__Set problem__
Restate each of the lines below word for word and drop every picture.

┌─ Information shown

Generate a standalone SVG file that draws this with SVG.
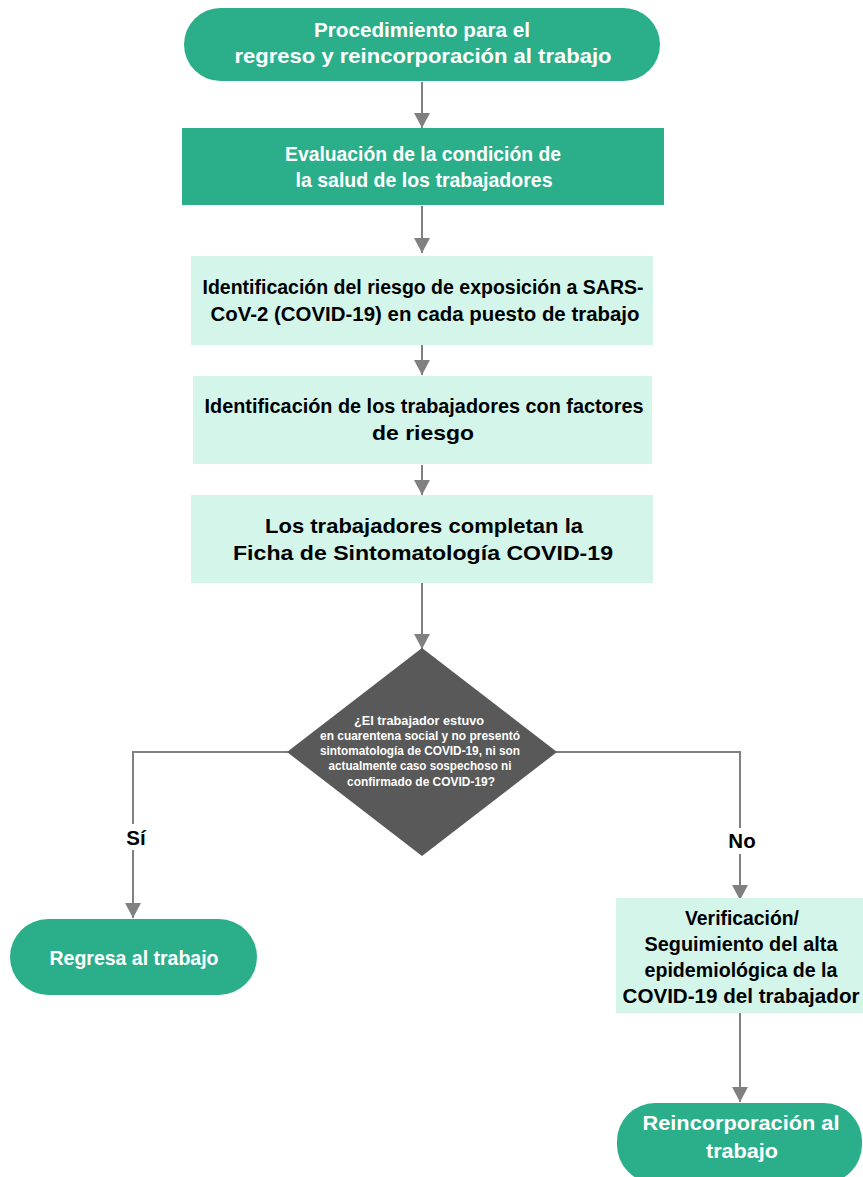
<svg xmlns="http://www.w3.org/2000/svg" width="863" height="1177" viewBox="0 0 863 1177">
<style>
.dark{fill:#2BAF8B}
.light{fill:#D3F5EA}
.dia{fill:#595959}
.t{font-family:"Liberation Sans",Arial,sans-serif;font-weight:bold;text-anchor:middle}
.w{fill:#FFFFFF}
.b{fill:#000000}
.c{stroke:#808080;stroke-width:2;fill:none}
</style>
<defs>
<marker id="ah" markerUnits="userSpaceOnUse" markerWidth="18" markerHeight="16" refX="15" refY="8" orient="auto">
<path d="M0,0 L15,8 L0,16 Z" fill="#808080"/>
</marker>
</defs>
<rect width="863" height="1177" fill="#FFFFFF"/>
<g id="connectors">
<path class="c" d="M422,82 V128" marker-end="url(#ah)"/>
<path class="c" d="M422,206 V253" marker-end="url(#ah)"/>
<path class="c" d="M422,345 V375" marker-end="url(#ah)"/>
<path class="c" d="M422,465 V495" marker-end="url(#ah)"/>
<path class="c" d="M422,583 V649" marker-end="url(#ah)"/>
<path class="c" d="M288,752 H133 V918" marker-end="url(#ah)"/>
<path class="c" d="M556,752 H740 V900" marker-end="url(#ah)"/>
<path class="c" d="M740,1013 V1102" marker-end="url(#ah)"/>
<rect x="122" y="824" width="24" height="26" fill="#FFFFFF"/>
<text class="t b" x="136" y="845" font-size="20.5">Sí</text>
<rect x="726" y="828" width="32" height="26" fill="#FFFFFF"/>
<text class="t b" x="742" y="848" font-size="20.5">No</text>
</g>
<g id="start">
<rect class="dark" x="184" y="8" width="476" height="73" rx="36.5"/>
<text class="t w" x="422" y="37" font-size="20.5" textLength="216" lengthAdjust="spacingAndGlyphs">Procedimiento para el</text>
<text class="t w" x="423" y="63" font-size="20.5" textLength="377" lengthAdjust="spacingAndGlyphs">regreso y reincorporación al trabajo</text>
</g>
<g id="evaluacion">
<rect class="dark" x="182" y="128" width="482" height="77"/>
<text class="t w" x="423" y="161" font-size="20.5" textLength="276" lengthAdjust="spacingAndGlyphs">Evaluación de la condición de</text>
<text class="t w" x="424" y="187" font-size="20.5" textLength="257" lengthAdjust="spacingAndGlyphs">la salud de los trabajadores</text>
</g>
<g id="riesgo">
<rect class="light" x="191" y="256" width="462" height="89"/>
<text class="t b" x="423" y="294" font-size="20.5" textLength="441" lengthAdjust="spacingAndGlyphs">Identificación del riesgo de exposición a SARS-</text>
<text class="t b" x="425" y="321" font-size="20.5" textLength="429" lengthAdjust="spacingAndGlyphs">CoV-2 (COVID-19) en cada puesto de trabajo</text>
</g>
<g id="factores">
<rect class="light" x="193" y="376" width="459" height="88"/>
<text class="t b" x="424" y="413" font-size="20.5" textLength="439" lengthAdjust="spacingAndGlyphs">Identificación de los trabajadores con factores</text>
<text class="t b" x="423" y="440" font-size="20.5" textLength="102" lengthAdjust="spacingAndGlyphs">de riesgo</text>
</g>
<g id="ficha">
<rect class="light" x="191" y="495" width="462" height="88"/>
<text class="t b" x="424" y="533" font-size="20.5" textLength="318" lengthAdjust="spacingAndGlyphs">Los trabajadores completan la</text>
<text class="t b" x="423" y="560" font-size="20.5" textLength="380" lengthAdjust="spacingAndGlyphs">Ficha de Sintomatología COVID-19</text>
</g>
<g id="decision">
<polygon class="dia" points="422,648 557,752 422,856 287,752"/>
<text class="t w" x="419" y="725" font-size="12.5" textLength="130" lengthAdjust="spacingAndGlyphs">¿El trabajador estuvo</text>
<text class="t w" x="420" y="740" font-size="12.5" textLength="200" lengthAdjust="spacingAndGlyphs">en cuarentena social y no presentó</text>
<text class="t w" x="420" y="755" font-size="12.5" textLength="200" lengthAdjust="spacingAndGlyphs">sintomatología de COVID-19, ni son</text>
<text class="t w" x="420" y="770" font-size="12.5" textLength="183" lengthAdjust="spacingAndGlyphs">actualmente caso sospechoso ni</text>
<text class="t w" x="421" y="786" font-size="12.5" textLength="148" lengthAdjust="spacingAndGlyphs">confirmado de COVID-19?</text>
</g>
<g id="regresa">
<rect class="dark" x="10" y="919" width="247" height="76" rx="38"/>
<text class="t w" x="134" y="965" font-size="20.5" textLength="169" lengthAdjust="spacingAndGlyphs">Regresa al trabajo</text>
</g>
<g id="verificacion">
<rect class="light" x="616" y="898" width="247" height="115"/>
<text class="t b" x="742" y="925" font-size="19.5" textLength="114" lengthAdjust="spacingAndGlyphs">Verificación/</text>
<text class="t b" x="741" y="951" font-size="19.5" textLength="193" lengthAdjust="spacingAndGlyphs">Seguimiento del alta</text>
<text class="t b" x="741" y="977" font-size="19.5" textLength="193" lengthAdjust="spacingAndGlyphs">epidemiológica de la</text>
<text class="t b" x="741" y="1003" font-size="19.5" textLength="237" lengthAdjust="spacingAndGlyphs">COVID-19 del trabajador</text>
</g>
<g id="reincorporacion">
<rect class="dark" x="617" y="1103" width="245" height="80" rx="38"/>
<text class="t w" x="741" y="1130" font-size="19.5" textLength="197" lengthAdjust="spacingAndGlyphs">Reincorporación al</text>
<text class="t w" x="742" y="1158" font-size="19.5" textLength="72" lengthAdjust="spacingAndGlyphs">trabajo</text>
</g>
</svg>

└─

__Solution to this exercise__
Generate a standalone SVG file that draws this with SVG.
<svg xmlns="http://www.w3.org/2000/svg" width="863" height="1177" viewBox="0 0 863 1177">
<style>
.dark{fill:#2BAF8B}
.light{fill:#D3F5EA}
.dia{fill:#595959}
.t{font-family:"Liberation Sans",Arial,sans-serif;font-weight:bold;text-anchor:middle}
.w{fill:#FFFFFF}
.b{fill:#000000}
.c{stroke:#808080;stroke-width:2;fill:none}
</style>
<defs>
<marker id="ah" markerUnits="userSpaceOnUse" markerWidth="18" markerHeight="16" refX="15" refY="8" orient="auto">
<path d="M0,0 L15,8 L0,16 Z" fill="#808080"/>
</marker>
</defs>
<rect width="863" height="1177" fill="#FFFFFF"/>
<g id="connectors">
<path class="c" d="M422,82 V128" marker-end="url(#ah)"/>
<path class="c" d="M422,206 V253" marker-end="url(#ah)"/>
<path class="c" d="M422,345 V375" marker-end="url(#ah)"/>
<path class="c" d="M422,465 V495" marker-end="url(#ah)"/>
<path class="c" d="M422,583 V649" marker-end="url(#ah)"/>
<path class="c" d="M288,752 H133 V918" marker-end="url(#ah)"/>
<path class="c" d="M556,752 H740 V900" marker-end="url(#ah)"/>
<path class="c" d="M740,1013 V1102" marker-end="url(#ah)"/>
<rect x="122" y="824" width="24" height="26" fill="#FFFFFF"/>
<text class="t b" x="136" y="845" font-size="20.5">Sí</text>
<rect x="726" y="828" width="32" height="26" fill="#FFFFFF"/>
<text class="t b" x="742" y="848" font-size="20.5">No</text>
</g>
<g id="start">
<rect class="dark" x="184" y="8" width="476" height="73" rx="36.5"/>
<text class="t w" x="422" y="37" font-size="20.5" textLength="216" lengthAdjust="spacingAndGlyphs">Procedimiento para el</text>
<text class="t w" x="423" y="63" font-size="20.5" textLength="377" lengthAdjust="spacingAndGlyphs">regreso y reincorporación al trabajo</text>
</g>
<g id="evaluacion">
<rect class="dark" x="182" y="128" width="482" height="77"/>
<text class="t w" x="423" y="161" font-size="20.5" textLength="276" lengthAdjust="spacingAndGlyphs">Evaluación de la condición de</text>
<text class="t w" x="424" y="187" font-size="20.5" textLength="257" lengthAdjust="spacingAndGlyphs">la salud de los trabajadores</text>
</g>
<g id="riesgo">
<rect class="light" x="191" y="256" width="462" height="89"/>
<text class="t b" x="423" y="294" font-size="20.5" textLength="441" lengthAdjust="spacingAndGlyphs">Identificación del riesgo de exposición a SARS-</text>
<text class="t b" x="425" y="321" font-size="20.5" textLength="429" lengthAdjust="spacingAndGlyphs">CoV-2 (COVID-19) en cada puesto de trabajo</text>
</g>
<g id="factores">
<rect class="light" x="193" y="376" width="459" height="88"/>
<text class="t b" x="424" y="413" font-size="20.5" textLength="439" lengthAdjust="spacingAndGlyphs">Identificación de los trabajadores con factores</text>
<text class="t b" x="423" y="440" font-size="20.5" textLength="102" lengthAdjust="spacingAndGlyphs">de riesgo</text>
</g>
<g id="ficha">
<rect class="light" x="191" y="495" width="462" height="88"/>
<text class="t b" x="424" y="533" font-size="20.5" textLength="318" lengthAdjust="spacingAndGlyphs">Los trabajadores completan la</text>
<text class="t b" x="423" y="560" font-size="20.5" textLength="380" lengthAdjust="spacingAndGlyphs">Ficha de Sintomatología COVID-19</text>
</g>
<g id="decision">
<polygon class="dia" points="422,648 557,752 422,856 287,752"/>
<text class="t w" x="419" y="725" font-size="12.5" textLength="130" lengthAdjust="spacingAndGlyphs">¿El trabajador estuvo</text>
<text class="t w" x="420" y="740" font-size="12.5" textLength="200" lengthAdjust="spacingAndGlyphs">en cuarentena social y no presentó</text>
<text class="t w" x="420" y="755" font-size="12.5" textLength="200" lengthAdjust="spacingAndGlyphs">sintomatología de COVID-19, ni son</text>
<text class="t w" x="420" y="770" font-size="12.5" textLength="183" lengthAdjust="spacingAndGlyphs">actualmente caso sospechoso ni</text>
<text class="t w" x="421" y="786" font-size="12.5" textLength="148" lengthAdjust="spacingAndGlyphs">confirmado de COVID-19?</text>
</g>
<g id="regresa">
<rect class="dark" x="10" y="919" width="247" height="76" rx="38"/>
<text class="t w" x="134" y="965" font-size="20.5" textLength="169" lengthAdjust="spacingAndGlyphs">Regresa al trabajo</text>
</g>
<g id="verificacion">
<rect class="light" x="616" y="898" width="247" height="115"/>
<text class="t b" x="742" y="925" font-size="19.5" textLength="114" lengthAdjust="spacingAndGlyphs">Verificación/</text>
<text class="t b" x="741" y="951" font-size="19.5" textLength="193" lengthAdjust="spacingAndGlyphs">Seguimiento del alta</text>
<text class="t b" x="741" y="977" font-size="19.5" textLength="193" lengthAdjust="spacingAndGlyphs">epidemiológica de la</text>
<text class="t b" x="741" y="1003" font-size="19.5" textLength="237" lengthAdjust="spacingAndGlyphs">COVID-19 del trabajador</text>
</g>
<g id="reincorporacion">
<rect class="dark" x="617" y="1103" width="245" height="80" rx="38"/>
<text class="t w" x="741" y="1130" font-size="19.5" textLength="197" lengthAdjust="spacingAndGlyphs">Reincorporación al</text>
<text class="t w" x="742" y="1158" font-size="19.5" textLength="72" lengthAdjust="spacingAndGlyphs">trabajo</text>
</g>
</svg>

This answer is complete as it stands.